"If you were to ask me how's the global situation, I think it's grim and worrisome and what will be the state of play a year or two years from now, I don't think anybody has been able for sure to hazard even a significant guess," Jaitley said at the Asia Society here when asked what his prognosis is for the global economy for the next couple of years.

He said given the challenging global economic situation, the level of ambition in nations is such that even an one-two per cent economic growth is considered "good growth under the circumstances".  

"The global situation is challenging," he said, adding that global factors have impacted India also and "they are hurting us in terms of exports in particular.''

He added that the Chinese were "reasonably optimistic" because in the first quarter their economy had picked up 6.7 percent.
    
He said like the rest of the world, China too has its own challenges "because a transformation is taking place in China with their emphasis toward domestic consumption and services in play."

Jaitley said each of the regions in the world is trying to do its best within the limitations that exist.
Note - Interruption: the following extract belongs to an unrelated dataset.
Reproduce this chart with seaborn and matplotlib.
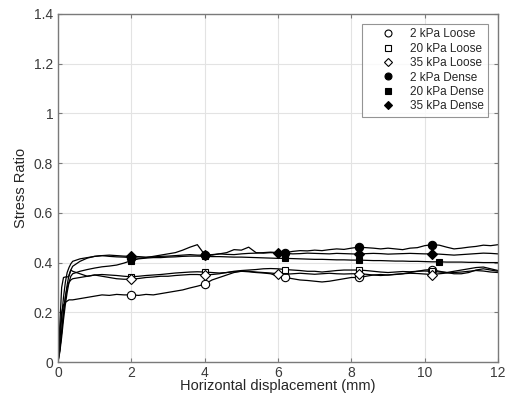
import numpy as np
import pandas as pd
import matplotlib
matplotlib.use('Agg')
import matplotlib.pyplot as plt
import seaborn as sns
from matplotlib.lines import Line2D

# sample positions (mm)
x_ramp = [0, 0.05, 0.1, 0.15, 0.2, 0.25, 0.3, 0.35]
x_main = list(np.round(np.arange(0.4, 12.001, 0.2), 2))
disp = x_ramp + x_main

loose_2 = [0, 0.12, 0.20, 0.23, 0.24, 0.245, 0.25, 0.25,
           0.25, 0.255, 0.26, 0.265, 0.27, 0.268, 0.272, 0.27, 0.27, 0.268,
           0.272, 0.27, 0.275, 0.28, 0.285, 0.29, 0.298, 0.305, 0.313, 0.33,
           0.34, 0.35, 0.36, 0.365, 0.363, 0.36, 0.358, 0.355, 0.345, 0.34,
           0.335, 0.33, 0.328, 0.325, 0.322, 0.325, 0.33, 0.335, 0.34, 0.34,
           0.345, 0.35, 0.352, 0.35, 0.353, 0.355, 0.36, 0.365, 0.37, 0.372,
           0.365, 0.36, 0.355, 0.355, 0.36, 0.37, 0.375, 0.37, 0.365]
loose_20 = [0, 0.05, 0.12, 0.2, 0.26, 0.3, 0.32, 0.33,
            0.335, 0.34, 0.345, 0.35, 0.352, 0.35, 0.348, 0.345, 0.343, 0.345,
            0.348, 0.35, 0.352, 0.355, 0.358, 0.36, 0.362, 0.363, 0.362, 0.36,
            0.358, 0.36, 0.365, 0.368, 0.37, 0.372, 0.375, 0.376, 0.375, 0.372,
            0.37, 0.368, 0.365, 0.365, 0.362, 0.365, 0.368, 0.37, 0.37, 0.37,
            0.368, 0.365, 0.362, 0.36, 0.362, 0.364, 0.363, 0.365, 0.366, 0.365,
            0.362, 0.36, 0.365, 0.37, 0.375, 0.38, 0.382, 0.375, 0.368]
loose_35 = [0, 0.15, 0.30, 0.34, 0.342, 0.342, 0.345, 0.37,
            0.365, 0.355, 0.345, 0.35, 0.345, 0.34, 0.335, 0.333, 0.333, 0.336,
            0.34, 0.342, 0.345, 0.345, 0.348, 0.35, 0.352, 0.352, 0.35, 0.352,
            0.355, 0.36, 0.363, 0.365, 0.365, 0.362, 0.36, 0.358, 0.355, 0.353,
            0.355, 0.357, 0.355, 0.353, 0.355, 0.357, 0.355, 0.354, 0.355, 0.355,
            0.353, 0.35, 0.348, 0.35, 0.352, 0.355, 0.357, 0.356, 0.354, 0.352,
            0.355, 0.358, 0.36, 0.362, 0.365, 0.368, 0.366, 0.362, 0.36]
dense_2 = [0, 0.05, 0.12, 0.2, 0.26, 0.31, 0.35, 0.37,
           0.385, 0.405, 0.418, 0.425, 0.428, 0.425, 0.423, 0.422, 0.42, 0.418,
           0.42, 0.425, 0.43, 0.435, 0.44, 0.45, 0.462, 0.472, 0.432, 0.43,
           0.435, 0.44, 0.452, 0.45, 0.462, 0.44, 0.438, 0.44, 0.438, 0.44,
           0.445, 0.448, 0.447, 0.45, 0.448, 0.452, 0.455, 0.453, 0.458, 0.462,
           0.46, 0.458, 0.455, 0.458, 0.455, 0.452, 0.458, 0.46, 0.468, 0.472,
           0.47, 0.462, 0.455, 0.458, 0.462, 0.465, 0.47, 0.468, 0.472]
dense_20 = [0, 0.04, 0.1, 0.17, 0.23, 0.28, 0.32, 0.345,
            0.355, 0.365, 0.372, 0.378, 0.383, 0.386, 0.39, 0.398, 0.408, 0.415,
            0.418, 0.42, 0.42, 0.422, 0.423, 0.425, 0.426, 0.426, 0.425, 0.424,
            0.424, 0.423, 0.422, 0.422, 0.421, 0.42, 0.419, 0.418, 0.417, 0.417,
            0.416, 0.415, 0.414, 0.413, 0.413, 0.412, 0.411, 0.411, 0.41, 0.41,
            0.409, 0.408, 0.408, 0.407, 0.406, 0.406, 0.405, 0.405, 0.404, 0.403,
            0.403, 0.402, 0.402, 0.402, 0.401, 0.401, 0.400, 0.400, 0.400]
dense_35 = [0, 0.08, 0.18, 0.26, 0.32, 0.36, 0.38, 0.395,
            0.405, 0.415, 0.42, 0.425, 0.428, 0.43, 0.428, 0.426, 0.425, 0.424,
            0.422, 0.423, 0.425, 0.426, 0.428, 0.43, 0.432, 0.43, 0.43, 0.432,
            0.435, 0.433, 0.432, 0.435, 0.437, 0.438, 0.44, 0.442, 0.44, 0.437,
            0.435, 0.436, 0.438, 0.437, 0.436, 0.435, 0.437, 0.436, 0.435, 0.434,
            0.436, 0.437, 0.436, 0.434, 0.435, 0.436, 0.437, 0.436, 0.435, 0.435,
            0.434, 0.432, 0.43, 0.432, 0.434, 0.436, 0.438, 0.437, 0.435]

labels = ['2 kPa Loose', '20 kPa Loose', '35 kPa Loose',
          '2 kPa Dense', '20 kPa Dense', '35 kPa Dense']
series = [loose_2, loose_20, loose_35, dense_2, dense_20, dense_35]
marker_x = [[2.0, 4.0, 6.2, 8.2, 10.2],
            [2.0, 4.0, 6.2, 8.2, 10.2],
            [2.0, 4.0, 6.0, 8.2, 10.2],
            [2.0, 4.0, 6.2, 8.2, 10.2],
            [2.0, 4.0, 6.2, 8.2, 10.4],
            [2.0, 4.0, 6.0, 8.2, 10.2]]
markers = ['o', 's', 'D', 'o', 's', 'D']
msizes = [6, 5, 5, 6, 5, 5]
faces = ['white', 'white', 'white', 'black', 'black', 'black']

sns.set_theme(style='white')
plt.rcParams['font.family'] = ['Liberation Sans', 'DejaVu Sans']

fig = plt.figure(figsize=(5.1, 4.03), dpi=100)
ax = fig.add_axes([0.1137, 0.1017, 0.8628, 0.8636])

for i in range(6):
    df = pd.DataFrame({'x': disp, 'y': series[i]})
    idx = [disp.index(m) for m in marker_x[i]]
    sns.lineplot(data=df, x='x', y='y', ax=ax, color='black', lw=0.9,
                 estimator=None, sort=False, marker=markers[i], markevery=idx,
                 markersize=msizes[i], markerfacecolor=faces[i],
                 markeredgecolor='black', markeredgewidth=0.8)

ax.set_xlim(0, 12)
ax.set_ylim(0, 1.4)
ax.set_xticks(range(0, 13, 2))
ax.set_yticks([0, 0.2, 0.4, 0.6, 0.8, 1, 1.2, 1.4])
ax.set_yticklabels(['0', '0.2', '0.4', '0.6', '0.8', '1', '1.2', '1.4'])
ax.grid(True, color='#e3e3e3', lw=0.8)
ax.set_axisbelow(True)
for s in ax.spines.values():
    s.set_color('#7a7a7a')
    s.set_linewidth(1.0)
ax.tick_params(direction='in', length=3, width=0.8, color='#7a7a7a',
               labelsize=10, labelcolor='#3a3a3a', top=True, right=True,
               bottom=True, left=True)
ax.tick_params(axis='x', pad=3)
ax.set_xlabel('Horizontal displacement (mm)', fontsize=10.5, color='#262626', labelpad=-1)
ax.set_ylabel('Stress Ratio', fontsize=10.5, color='#262626', labelpad=4)

handles = [Line2D([], [], ls='none', marker=markers[i], markersize=msizes[i] - 1,
                  markerfacecolor=faces[i], markeredgecolor='black',
                  markeredgewidth=0.8, label=labels[i]) for i in range(6)]
leg = ax.legend(handles=handles, loc='upper right', bbox_to_anchor=(0.978, 0.972),
                fontsize=8.5, frameon=True, fancybox=False, borderpad=0.4,
                labelspacing=0.2, handletextpad=0.05, handlelength=3.6,
                borderaxespad=0)
leg.get_frame().set_edgecolor('#7a7a7a')
leg.get_frame().set_linewidth(0.8)

fig.savefig('out.png', dpi=100)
"Low commodity prices have hurt some people and helped some people. Low oil prices have helped some people, it has hurt some people...Each one is trying to put firewalls around their own system so that within the limitations how best you can save yourself from the slowdown and grow within the limitations that the world has created for you," he said.

Jaitley, who had last week participated in the spring meeting of the World Bank and the International Monetary Fund in Washington, addressed analysts, economic experts and business executives at a session organised by CII and the Asia Society Policy Institute in the city yesterday.

He will also be meeting investors and top business executives and address a session at the United Nations during his stay in the city.

On protectionism, Jaitley said, "I can tell you that developing economies being protectionist is much less worrisome (than) when (in) the most developed countries you hear noises of protectionism."